Der Trend der zahlenden Besucher für das laufende Jahr weist nach oben - vielleicht auch wegen der anfangs sehr umstrittenen Entscheidung, das Goldmachergässchen nur noch zahlenden Besuchern zu öffnen.

Der Tourismus schafft natürlich auch Jobs auf der Burg. Neben den Mitarbeitern der Burgverwaltung, gibt es zum Beispiel noch viele Läden, Restaurants und Cafés, die fast ausschließlich von Touristen genutzt werden. Die Zahl der vom Fremdenverkehr abhängigen Arbeitsplätze im Burgbereich ist vermutlich in der Größenordnung von 600 -1 000 anzusetzen. Dabei sind die "wilden" Touristenführer ohne Lizenz noch gar nicht mitgerechnet.
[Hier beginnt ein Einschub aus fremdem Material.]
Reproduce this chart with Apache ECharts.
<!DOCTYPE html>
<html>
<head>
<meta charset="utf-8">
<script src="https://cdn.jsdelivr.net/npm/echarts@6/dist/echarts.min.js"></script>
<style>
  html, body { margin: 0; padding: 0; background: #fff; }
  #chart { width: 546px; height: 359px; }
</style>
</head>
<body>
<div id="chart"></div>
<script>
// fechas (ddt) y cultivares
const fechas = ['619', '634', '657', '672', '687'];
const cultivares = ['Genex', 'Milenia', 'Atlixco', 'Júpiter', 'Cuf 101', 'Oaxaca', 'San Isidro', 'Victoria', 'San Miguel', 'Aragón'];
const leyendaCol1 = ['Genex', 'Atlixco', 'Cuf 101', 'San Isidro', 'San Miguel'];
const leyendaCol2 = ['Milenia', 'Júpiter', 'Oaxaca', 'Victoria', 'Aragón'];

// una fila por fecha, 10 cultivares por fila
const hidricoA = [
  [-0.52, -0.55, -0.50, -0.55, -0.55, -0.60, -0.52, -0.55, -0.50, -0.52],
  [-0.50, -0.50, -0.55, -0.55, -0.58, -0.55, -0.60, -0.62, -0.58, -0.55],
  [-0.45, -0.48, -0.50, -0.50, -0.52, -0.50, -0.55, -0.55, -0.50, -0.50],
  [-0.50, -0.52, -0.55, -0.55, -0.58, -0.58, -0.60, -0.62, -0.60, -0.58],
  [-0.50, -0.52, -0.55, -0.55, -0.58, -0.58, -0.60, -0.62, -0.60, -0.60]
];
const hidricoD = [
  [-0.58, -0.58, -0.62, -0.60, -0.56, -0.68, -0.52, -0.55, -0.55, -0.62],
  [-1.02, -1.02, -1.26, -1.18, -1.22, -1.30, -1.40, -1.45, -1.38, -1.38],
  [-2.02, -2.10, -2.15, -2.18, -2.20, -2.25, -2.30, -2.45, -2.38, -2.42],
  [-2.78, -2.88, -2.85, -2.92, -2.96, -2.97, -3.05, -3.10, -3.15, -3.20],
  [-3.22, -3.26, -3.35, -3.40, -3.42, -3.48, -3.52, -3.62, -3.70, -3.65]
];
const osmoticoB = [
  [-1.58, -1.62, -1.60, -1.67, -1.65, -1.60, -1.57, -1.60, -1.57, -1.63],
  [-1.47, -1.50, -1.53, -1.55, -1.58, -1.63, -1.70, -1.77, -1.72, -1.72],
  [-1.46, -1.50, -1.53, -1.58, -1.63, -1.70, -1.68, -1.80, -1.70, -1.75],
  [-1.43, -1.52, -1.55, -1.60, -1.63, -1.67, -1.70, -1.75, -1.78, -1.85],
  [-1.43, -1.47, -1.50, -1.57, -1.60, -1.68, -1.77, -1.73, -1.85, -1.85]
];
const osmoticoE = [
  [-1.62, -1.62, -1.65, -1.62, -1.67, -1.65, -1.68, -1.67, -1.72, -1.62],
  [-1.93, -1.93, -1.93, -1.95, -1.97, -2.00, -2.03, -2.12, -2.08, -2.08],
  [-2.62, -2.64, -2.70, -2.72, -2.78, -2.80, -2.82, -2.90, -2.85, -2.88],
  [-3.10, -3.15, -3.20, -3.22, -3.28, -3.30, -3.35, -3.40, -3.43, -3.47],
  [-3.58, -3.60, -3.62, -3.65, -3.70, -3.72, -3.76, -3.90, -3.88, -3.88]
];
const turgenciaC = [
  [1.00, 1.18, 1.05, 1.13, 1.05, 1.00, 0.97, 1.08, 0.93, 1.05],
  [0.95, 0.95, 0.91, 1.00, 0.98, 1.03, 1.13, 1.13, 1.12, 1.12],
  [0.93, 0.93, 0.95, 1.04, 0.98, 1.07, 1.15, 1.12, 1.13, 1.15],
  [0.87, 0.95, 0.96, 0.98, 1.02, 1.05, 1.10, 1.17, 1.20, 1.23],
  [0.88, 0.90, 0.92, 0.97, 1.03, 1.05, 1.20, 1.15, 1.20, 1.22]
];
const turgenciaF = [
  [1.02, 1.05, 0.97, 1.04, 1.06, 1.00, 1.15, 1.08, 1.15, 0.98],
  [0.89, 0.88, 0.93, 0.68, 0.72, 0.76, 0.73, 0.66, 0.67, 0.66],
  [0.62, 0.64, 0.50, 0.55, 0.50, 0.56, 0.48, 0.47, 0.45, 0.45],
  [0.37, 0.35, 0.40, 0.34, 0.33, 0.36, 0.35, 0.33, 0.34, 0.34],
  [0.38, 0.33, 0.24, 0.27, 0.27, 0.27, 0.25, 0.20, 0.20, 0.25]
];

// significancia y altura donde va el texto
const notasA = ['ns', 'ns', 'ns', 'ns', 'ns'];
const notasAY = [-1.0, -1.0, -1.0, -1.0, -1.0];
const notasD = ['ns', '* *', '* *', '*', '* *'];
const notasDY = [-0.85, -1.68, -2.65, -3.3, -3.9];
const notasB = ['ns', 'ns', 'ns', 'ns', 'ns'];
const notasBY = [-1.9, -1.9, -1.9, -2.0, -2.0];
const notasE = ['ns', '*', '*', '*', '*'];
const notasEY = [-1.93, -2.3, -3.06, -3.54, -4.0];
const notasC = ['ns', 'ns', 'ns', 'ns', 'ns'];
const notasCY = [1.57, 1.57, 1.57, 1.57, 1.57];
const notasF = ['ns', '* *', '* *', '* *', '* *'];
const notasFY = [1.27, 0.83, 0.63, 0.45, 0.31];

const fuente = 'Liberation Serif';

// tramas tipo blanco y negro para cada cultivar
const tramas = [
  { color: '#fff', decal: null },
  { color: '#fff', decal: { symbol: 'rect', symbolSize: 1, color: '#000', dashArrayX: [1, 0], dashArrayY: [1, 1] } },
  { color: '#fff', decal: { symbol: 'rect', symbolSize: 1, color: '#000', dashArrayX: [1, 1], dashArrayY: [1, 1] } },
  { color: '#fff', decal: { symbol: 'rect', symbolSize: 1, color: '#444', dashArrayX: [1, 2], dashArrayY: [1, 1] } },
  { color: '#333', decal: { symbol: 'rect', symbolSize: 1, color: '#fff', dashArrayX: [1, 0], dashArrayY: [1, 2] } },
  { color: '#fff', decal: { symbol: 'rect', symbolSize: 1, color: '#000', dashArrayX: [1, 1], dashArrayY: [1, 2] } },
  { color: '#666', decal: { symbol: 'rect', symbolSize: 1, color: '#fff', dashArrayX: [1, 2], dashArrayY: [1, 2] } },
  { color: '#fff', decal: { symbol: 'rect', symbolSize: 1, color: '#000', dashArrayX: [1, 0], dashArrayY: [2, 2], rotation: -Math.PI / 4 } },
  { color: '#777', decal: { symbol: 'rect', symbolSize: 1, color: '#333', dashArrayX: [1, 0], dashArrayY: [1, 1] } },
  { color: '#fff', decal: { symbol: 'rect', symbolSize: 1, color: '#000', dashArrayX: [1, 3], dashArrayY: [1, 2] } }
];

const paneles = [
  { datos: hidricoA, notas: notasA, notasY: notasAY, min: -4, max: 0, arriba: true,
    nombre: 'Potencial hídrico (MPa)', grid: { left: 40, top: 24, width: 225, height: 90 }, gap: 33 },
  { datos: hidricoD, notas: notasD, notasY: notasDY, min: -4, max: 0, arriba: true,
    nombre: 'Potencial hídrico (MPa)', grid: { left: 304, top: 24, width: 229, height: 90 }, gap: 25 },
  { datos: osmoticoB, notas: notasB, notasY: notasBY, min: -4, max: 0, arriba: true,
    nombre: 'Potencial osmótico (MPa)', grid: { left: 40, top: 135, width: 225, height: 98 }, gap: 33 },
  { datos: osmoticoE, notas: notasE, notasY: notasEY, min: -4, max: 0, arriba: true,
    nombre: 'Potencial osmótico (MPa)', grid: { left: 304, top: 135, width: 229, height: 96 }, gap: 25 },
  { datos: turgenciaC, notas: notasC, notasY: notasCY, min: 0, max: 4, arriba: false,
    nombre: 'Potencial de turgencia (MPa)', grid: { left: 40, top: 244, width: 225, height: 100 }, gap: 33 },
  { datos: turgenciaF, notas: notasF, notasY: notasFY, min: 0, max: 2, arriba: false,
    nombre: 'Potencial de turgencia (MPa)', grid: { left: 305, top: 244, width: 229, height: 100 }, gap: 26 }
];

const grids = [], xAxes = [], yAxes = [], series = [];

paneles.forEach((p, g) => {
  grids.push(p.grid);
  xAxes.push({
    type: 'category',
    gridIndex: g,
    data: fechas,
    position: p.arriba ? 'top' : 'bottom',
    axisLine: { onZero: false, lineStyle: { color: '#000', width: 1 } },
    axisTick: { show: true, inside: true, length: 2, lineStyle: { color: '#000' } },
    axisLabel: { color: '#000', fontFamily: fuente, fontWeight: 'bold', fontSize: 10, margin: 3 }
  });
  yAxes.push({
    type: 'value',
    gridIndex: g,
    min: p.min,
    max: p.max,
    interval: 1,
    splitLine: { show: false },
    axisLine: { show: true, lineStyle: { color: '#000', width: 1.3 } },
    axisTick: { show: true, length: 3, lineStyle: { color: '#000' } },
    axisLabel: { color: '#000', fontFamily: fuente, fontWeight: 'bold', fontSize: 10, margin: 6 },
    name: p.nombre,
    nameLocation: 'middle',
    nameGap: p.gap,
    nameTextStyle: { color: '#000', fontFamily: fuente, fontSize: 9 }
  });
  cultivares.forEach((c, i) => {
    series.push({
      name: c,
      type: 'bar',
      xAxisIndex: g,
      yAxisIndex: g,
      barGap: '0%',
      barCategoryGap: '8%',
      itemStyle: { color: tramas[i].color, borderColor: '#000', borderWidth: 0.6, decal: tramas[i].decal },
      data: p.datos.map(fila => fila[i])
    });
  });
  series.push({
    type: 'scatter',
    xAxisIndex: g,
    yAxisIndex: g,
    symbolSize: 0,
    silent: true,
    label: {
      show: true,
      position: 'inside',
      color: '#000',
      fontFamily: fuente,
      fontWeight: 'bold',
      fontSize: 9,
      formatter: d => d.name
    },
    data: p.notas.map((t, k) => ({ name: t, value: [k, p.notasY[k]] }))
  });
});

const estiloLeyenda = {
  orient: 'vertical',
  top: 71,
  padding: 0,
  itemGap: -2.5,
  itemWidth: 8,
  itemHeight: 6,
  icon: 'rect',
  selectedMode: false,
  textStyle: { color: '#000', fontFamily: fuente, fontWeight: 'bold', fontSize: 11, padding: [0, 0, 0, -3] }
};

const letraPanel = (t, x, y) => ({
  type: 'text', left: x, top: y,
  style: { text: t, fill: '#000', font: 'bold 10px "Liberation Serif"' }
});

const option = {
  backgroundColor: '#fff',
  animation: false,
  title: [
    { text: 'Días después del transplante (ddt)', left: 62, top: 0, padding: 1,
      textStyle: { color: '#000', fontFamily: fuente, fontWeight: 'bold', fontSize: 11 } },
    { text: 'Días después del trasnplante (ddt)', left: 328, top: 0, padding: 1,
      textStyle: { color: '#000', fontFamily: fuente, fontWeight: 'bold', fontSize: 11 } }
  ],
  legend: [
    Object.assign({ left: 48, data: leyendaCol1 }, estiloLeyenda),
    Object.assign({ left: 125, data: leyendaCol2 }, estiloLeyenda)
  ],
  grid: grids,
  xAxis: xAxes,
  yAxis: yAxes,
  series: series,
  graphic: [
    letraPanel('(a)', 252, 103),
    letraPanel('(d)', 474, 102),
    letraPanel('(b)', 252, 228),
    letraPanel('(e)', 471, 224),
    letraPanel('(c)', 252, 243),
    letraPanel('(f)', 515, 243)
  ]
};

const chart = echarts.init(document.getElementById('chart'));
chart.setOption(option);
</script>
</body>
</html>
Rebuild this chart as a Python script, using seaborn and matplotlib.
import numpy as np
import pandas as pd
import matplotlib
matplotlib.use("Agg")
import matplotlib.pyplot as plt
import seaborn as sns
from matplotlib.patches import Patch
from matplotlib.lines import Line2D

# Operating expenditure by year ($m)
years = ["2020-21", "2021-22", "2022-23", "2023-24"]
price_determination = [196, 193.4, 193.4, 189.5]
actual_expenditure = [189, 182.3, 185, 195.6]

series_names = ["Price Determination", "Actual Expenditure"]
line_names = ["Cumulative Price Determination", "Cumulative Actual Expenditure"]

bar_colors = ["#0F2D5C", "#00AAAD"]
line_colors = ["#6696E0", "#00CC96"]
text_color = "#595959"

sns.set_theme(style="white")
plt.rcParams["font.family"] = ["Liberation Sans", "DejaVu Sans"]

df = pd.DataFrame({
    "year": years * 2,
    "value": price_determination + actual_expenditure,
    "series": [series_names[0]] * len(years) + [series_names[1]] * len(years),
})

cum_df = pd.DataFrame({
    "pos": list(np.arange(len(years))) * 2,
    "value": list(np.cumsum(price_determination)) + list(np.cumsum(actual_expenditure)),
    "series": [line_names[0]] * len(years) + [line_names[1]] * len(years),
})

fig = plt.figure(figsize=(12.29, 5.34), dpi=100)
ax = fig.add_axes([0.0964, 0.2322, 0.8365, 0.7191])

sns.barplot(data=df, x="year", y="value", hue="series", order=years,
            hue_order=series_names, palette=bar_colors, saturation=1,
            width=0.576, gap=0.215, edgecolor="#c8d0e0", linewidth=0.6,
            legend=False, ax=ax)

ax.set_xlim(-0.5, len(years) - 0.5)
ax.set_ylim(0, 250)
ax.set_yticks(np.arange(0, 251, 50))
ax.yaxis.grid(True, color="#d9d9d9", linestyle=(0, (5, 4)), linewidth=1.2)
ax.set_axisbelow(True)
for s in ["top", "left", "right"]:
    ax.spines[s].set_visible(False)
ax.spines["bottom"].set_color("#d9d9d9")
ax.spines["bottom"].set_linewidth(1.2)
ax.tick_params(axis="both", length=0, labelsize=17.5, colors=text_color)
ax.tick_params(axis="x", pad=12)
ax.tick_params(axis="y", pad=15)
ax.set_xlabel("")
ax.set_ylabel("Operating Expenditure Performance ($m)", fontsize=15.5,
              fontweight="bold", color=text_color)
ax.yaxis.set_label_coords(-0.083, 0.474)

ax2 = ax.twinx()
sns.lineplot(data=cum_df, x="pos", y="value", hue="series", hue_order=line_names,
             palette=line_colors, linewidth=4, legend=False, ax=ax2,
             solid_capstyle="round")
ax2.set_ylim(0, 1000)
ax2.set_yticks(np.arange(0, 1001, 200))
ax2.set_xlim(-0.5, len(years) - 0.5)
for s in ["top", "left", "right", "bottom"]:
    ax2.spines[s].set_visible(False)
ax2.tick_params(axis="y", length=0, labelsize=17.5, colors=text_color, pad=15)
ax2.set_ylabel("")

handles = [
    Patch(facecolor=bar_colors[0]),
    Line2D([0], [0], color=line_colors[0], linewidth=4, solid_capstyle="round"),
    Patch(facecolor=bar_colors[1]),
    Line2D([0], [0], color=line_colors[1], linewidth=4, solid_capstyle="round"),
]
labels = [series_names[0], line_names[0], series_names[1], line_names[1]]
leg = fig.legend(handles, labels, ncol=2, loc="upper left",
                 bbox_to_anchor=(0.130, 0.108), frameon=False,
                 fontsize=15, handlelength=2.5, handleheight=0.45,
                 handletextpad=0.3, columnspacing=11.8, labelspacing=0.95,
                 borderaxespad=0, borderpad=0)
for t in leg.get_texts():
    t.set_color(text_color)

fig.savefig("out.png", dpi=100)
Auch die Verwaltung der Burg propagiert auf Tourismus-Messen im Ausland die Möglichkeit, daß man auf der Burg einen idealen Rahmen und hervorragende, zum Teil prunkvoll ausgestattete Räume hat, die für Konferenzen, Kongresse, Tagungen und Incentives angemietet werden können. Dabei sollte natürlich der Respekt vor der historischen Bedeutung und aktuellen Funktion der Gebäude beachtet werden.

Noch einmal Frau Direktorin Dr. Kucerova von der Verwaltung der Prager Burg:

"Die Prager Burg ist gewiß der größte Burgbereich nicht nur in Tschechien sondern in der ganzen Welt und es ist das meist besuchteste Touristenziel in Prag und der ganzen Republik."

Nach der Burg sind das Rathaus am Altstädter Ring und der Petrín/ Laurenziberg die bevorzugten Ziele der Touristen in Prag.

Damit naht, liebe Hörerinnen und Hörer, schon das Ende des heutigen Wirtschaftmagazins. Aus Prag ein freundliches, touristisch angehauchtes "Na shledanou".